▶ **WHAT YOU WILL DO**: Skip the pictures, please, and write out exactly the lines from the opening of the data through the line containing "12.5, bottom: 418".
** Begin DATASET EXTRACT **
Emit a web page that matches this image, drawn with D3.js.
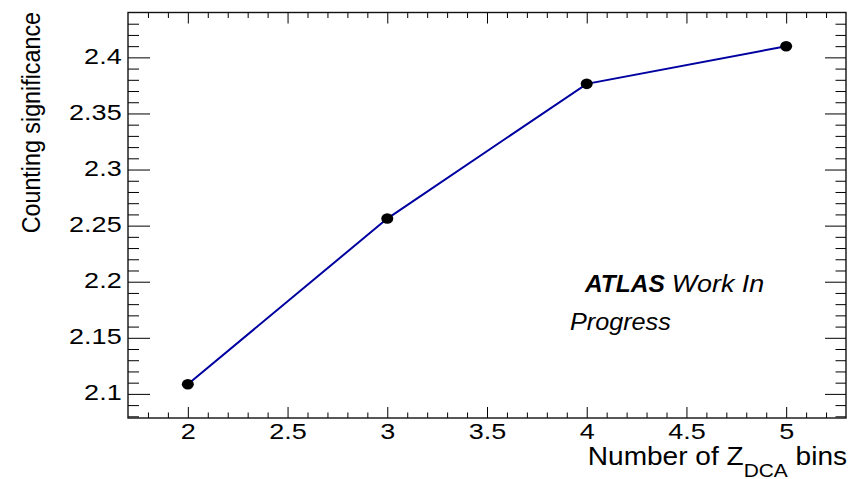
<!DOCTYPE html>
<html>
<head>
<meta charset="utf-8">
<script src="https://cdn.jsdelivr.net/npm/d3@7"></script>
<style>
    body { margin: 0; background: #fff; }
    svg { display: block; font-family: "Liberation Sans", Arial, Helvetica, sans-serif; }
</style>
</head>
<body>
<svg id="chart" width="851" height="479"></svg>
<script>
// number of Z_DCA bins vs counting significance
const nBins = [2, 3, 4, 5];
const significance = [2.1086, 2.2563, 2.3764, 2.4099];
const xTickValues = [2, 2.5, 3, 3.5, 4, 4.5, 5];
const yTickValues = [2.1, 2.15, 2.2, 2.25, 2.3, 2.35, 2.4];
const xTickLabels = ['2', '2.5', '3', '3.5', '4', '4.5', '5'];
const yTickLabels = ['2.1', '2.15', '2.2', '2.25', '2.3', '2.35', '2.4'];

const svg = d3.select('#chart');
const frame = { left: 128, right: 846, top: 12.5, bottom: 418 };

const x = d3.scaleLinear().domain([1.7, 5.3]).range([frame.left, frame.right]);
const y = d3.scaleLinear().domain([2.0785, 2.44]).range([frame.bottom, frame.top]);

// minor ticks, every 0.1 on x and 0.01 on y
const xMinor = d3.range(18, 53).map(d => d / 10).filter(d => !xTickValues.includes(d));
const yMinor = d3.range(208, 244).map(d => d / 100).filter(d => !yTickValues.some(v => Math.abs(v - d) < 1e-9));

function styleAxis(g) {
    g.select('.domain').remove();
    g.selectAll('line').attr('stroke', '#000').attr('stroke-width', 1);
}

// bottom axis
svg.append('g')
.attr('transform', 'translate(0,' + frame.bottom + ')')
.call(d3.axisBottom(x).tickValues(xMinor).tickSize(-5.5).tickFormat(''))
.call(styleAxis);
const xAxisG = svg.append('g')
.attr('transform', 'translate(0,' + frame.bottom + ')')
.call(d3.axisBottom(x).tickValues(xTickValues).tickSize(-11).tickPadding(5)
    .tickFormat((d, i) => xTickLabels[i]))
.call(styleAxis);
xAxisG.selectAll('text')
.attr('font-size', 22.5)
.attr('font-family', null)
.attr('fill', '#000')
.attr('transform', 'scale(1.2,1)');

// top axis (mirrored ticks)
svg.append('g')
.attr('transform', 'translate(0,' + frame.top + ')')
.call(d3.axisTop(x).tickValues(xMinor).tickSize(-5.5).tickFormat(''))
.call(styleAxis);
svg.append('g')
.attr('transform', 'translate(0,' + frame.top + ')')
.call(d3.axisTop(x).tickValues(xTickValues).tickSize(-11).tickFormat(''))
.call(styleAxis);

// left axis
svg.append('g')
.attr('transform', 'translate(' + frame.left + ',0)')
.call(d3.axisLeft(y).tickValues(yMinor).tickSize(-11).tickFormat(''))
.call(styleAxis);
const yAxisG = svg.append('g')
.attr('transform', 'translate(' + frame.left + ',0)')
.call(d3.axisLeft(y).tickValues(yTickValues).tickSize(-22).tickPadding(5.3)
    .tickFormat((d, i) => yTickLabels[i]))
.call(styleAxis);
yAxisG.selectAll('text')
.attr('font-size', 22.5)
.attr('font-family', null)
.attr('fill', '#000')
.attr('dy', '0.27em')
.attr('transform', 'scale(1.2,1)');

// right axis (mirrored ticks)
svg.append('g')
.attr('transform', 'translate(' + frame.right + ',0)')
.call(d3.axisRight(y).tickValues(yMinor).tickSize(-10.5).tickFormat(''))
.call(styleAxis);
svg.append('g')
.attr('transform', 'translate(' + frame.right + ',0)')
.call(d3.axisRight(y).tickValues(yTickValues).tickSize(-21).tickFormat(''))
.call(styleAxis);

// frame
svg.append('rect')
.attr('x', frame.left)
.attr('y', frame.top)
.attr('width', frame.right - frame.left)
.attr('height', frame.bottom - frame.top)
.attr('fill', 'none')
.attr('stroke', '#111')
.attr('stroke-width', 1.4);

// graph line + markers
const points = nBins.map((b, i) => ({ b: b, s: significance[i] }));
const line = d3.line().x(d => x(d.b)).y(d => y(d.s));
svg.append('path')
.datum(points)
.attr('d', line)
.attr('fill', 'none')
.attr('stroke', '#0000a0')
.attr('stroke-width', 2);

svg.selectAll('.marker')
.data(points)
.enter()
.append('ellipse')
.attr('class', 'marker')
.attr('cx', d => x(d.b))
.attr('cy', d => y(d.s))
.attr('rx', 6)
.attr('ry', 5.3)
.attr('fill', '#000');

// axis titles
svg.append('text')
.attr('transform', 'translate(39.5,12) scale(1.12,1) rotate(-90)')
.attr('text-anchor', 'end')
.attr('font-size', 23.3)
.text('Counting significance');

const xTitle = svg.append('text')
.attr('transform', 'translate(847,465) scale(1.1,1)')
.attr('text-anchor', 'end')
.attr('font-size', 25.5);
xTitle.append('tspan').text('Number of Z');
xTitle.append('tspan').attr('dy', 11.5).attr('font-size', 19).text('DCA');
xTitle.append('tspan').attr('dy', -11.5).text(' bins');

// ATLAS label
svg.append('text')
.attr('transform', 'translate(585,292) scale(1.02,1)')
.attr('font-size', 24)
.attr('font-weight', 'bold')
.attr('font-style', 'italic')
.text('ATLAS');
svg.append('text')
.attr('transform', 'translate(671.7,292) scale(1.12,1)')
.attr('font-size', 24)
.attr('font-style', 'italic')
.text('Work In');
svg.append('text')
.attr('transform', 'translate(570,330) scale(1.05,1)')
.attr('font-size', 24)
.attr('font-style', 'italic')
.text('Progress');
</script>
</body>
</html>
** End DATASET EXTRACT **
▶ **THE RESPONSE**:
Emit a web page that matches this image, drawn with D3.js.
<!DOCTYPE html>
<html>
<head>
<meta charset="utf-8">
<script src="https://cdn.jsdelivr.net/npm/d3@7"></script>
<style>
    body { margin: 0; background: #fff; }
    svg { display: block; font-family: "Liberation Sans", Arial, Helvetica, sans-serif; }
</style>
</head>
<body>
<svg id="chart" width="851" height="479"></svg>
<script>
// number of Z_DCA bins vs counting significance
const nBins = [2, 3, 4, 5];
const significance = [2.1086, 2.2563, 2.3764, 2.4099];
const xTickValues = [2, 2.5, 3, 3.5, 4, 4.5, 5];
const yTickValues = [2.1, 2.15, 2.2, 2.25, 2.3, 2.35, 2.4];
const xTickLabels = ['2', '2.5', '3', '3.5', '4', '4.5', '5'];
const yTickLabels = ['2.1', '2.15', '2.2', '2.25', '2.3', '2.35', '2.4'];

const svg = d3.select('#chart');
const frame = { left: 128, right: 846, top: 12.5, bottom: 418 };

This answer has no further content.